This is part 1 of a 4 part series.
After 4 years as a regular missionary, I resigned from my faith mission, to follow Captain Kirk and “go where no man had gone before.” The parting words from my supervisor clung to me like a dare, Tentmakers are not missionaries.
Ten years later, after seeing some fruit and sharing my observations with my mentor Phil, he quickly pointed out the subjective weaknesses of my pro-BAM positions. He threw down the gauntlet when he added, “everyone I know who does business as missions, winds up doing all business and no missions.” Challenged, I invested the next six years surveying, interviewing, and compiling data from 450 workers from many organizations and denominations serving throughout the 10/40 Window. Despite some limitations, this is still the most extensive research done on tentmaking to date. Factors in the background, education, training, motivation, life, ministry and work of those serving in the 10/40 Window were identified and related to their effectiveness in serving Jesus Christ. Effectiveness or productivity is defined in terms of evangelism, discipleship and church planting. For comparison, a “worker” includes all types of missionaries, including tentmakers. Today and this whole month, we’ll review What follows is a sampling of what we learned about doing business as mission.

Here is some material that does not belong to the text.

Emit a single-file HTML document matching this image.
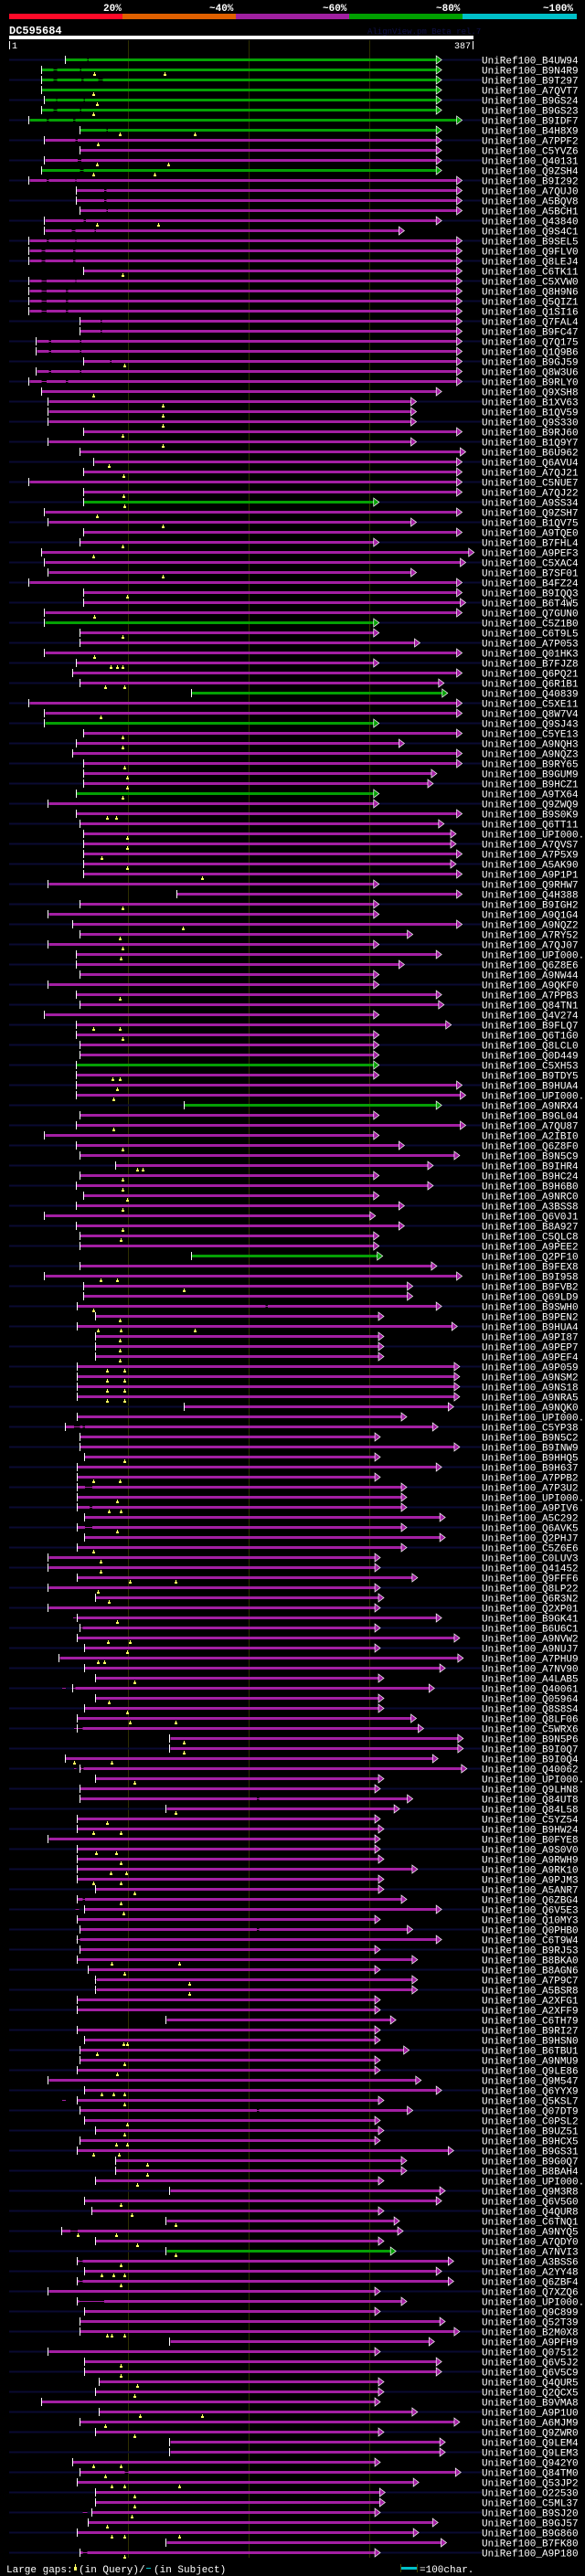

Training BAMers / B4Ters / Tentmakers
In considering the worker’s pre-field education, training and experience, nearly fifty factors were studied. The most effective way workers can prepare to serve overseas is to invest one or more years ministering with international students. Candidates who desire to enhance their probability of being effective should be encouraged to minister with international students. Before moving abroad effective workers regularly did personal outreach; campus evangelism; house-to-house visitation; led one or more evangelistic Bible studies with non-Christians; and described their involvement with the majority of new believers they helped to bring to Christ as a “close friendship.” These points should be a part of any organization’s evaluation of prospective candidates. A good witness at home is more likely to be good witnesses overseas. Workers who had a daily devotional life and workers who were personally discipled by someone more mature in the Lord are also more effective.
Workers who have zero years of full-time Christian work experience before going overseas enhance their probability of being ineffective. Beyond one year, the number of years spent serving in full-time Christian work before going overseas has no bearing on effectiveness. The positions a worker served in the church before going overseas does not alter effectiveness.
The results also stress the importance of missiological or cross-cultural training. Having cross-cultural training does not guarantee success, but not having it increases the worker’s chances of being ineffective. Marriage is also a key variable. Workers whose marriages were not good (spiritually, emotionally and sexually) before moving overseas are likely to be ineffective. When interviewing candidates their marriages need to be thoroughly evaluated and major problems resolved before sending people overseas.
Though short-term trips do not enhance or hurt a worker’s effectiveness, 80% of all the workers went on short-term trips. Nearly 30% of these workers had their short-term experience in the country they are presently living in. Clearly short-term trips are a good recruiting tool.
Workers who attended Bible college or seminary are no more effective than those who did not. That does not mean going to a Bible college or seminary is not valuable; it only means that such experiences neither help nor hinder the worker’s effectiveness in their ministry of evangelism, discipling, and church planting. Admittedly, this research did not explore the personal and spiritual value individual workers may gain from such training and how that training may impact the worker while living overseas. However, the traditional way of preparing workers for the field is to have them go to a Bible college or seminary. If organizations wish to send candidates to a Bible college or seminary to equip them in their spiritual life, or to serve in churches or among Christians overseas, this training may be valid. But for those candidates intending to minister to non-Christians in the 10/40 Window, attending a Bible college or seminary does not enhance their effectiveness.
In evaluating the motivations of tentmakers, the two most common answers given are the country does not provide missionary visas (90%) and being a tentmaker is a more credible/natural way to witness than being a regular missionary (72%). Though fifteen motives for serving among the unreached were examined, none greatly impacted the worker’s effectiveness.
In summary, these are key factors that are important in preparing to do BAM or tentmaking or B4T:
- Befriend, interact with internationals; students or immigrants.
- Work a secular job before going overseas, learn how to work!
- Develop a solid devotional life.
- Share your faith, don’t just learn how to share your faith.
- Take a short-term trip and work in a business overseas for a few weeks to see if it’s right for you.
- If married, you need to have a good relationship with your spouse.
These are key factors that are not as important as you might think:
- Bible college or seminary – they train religious professionals which is good, but that’s not us.
- Learning to work hard is important, but the kind of work you do does not matter.
- Business training is over-rated. You need cross-cultural business training. Learn to do business overseas.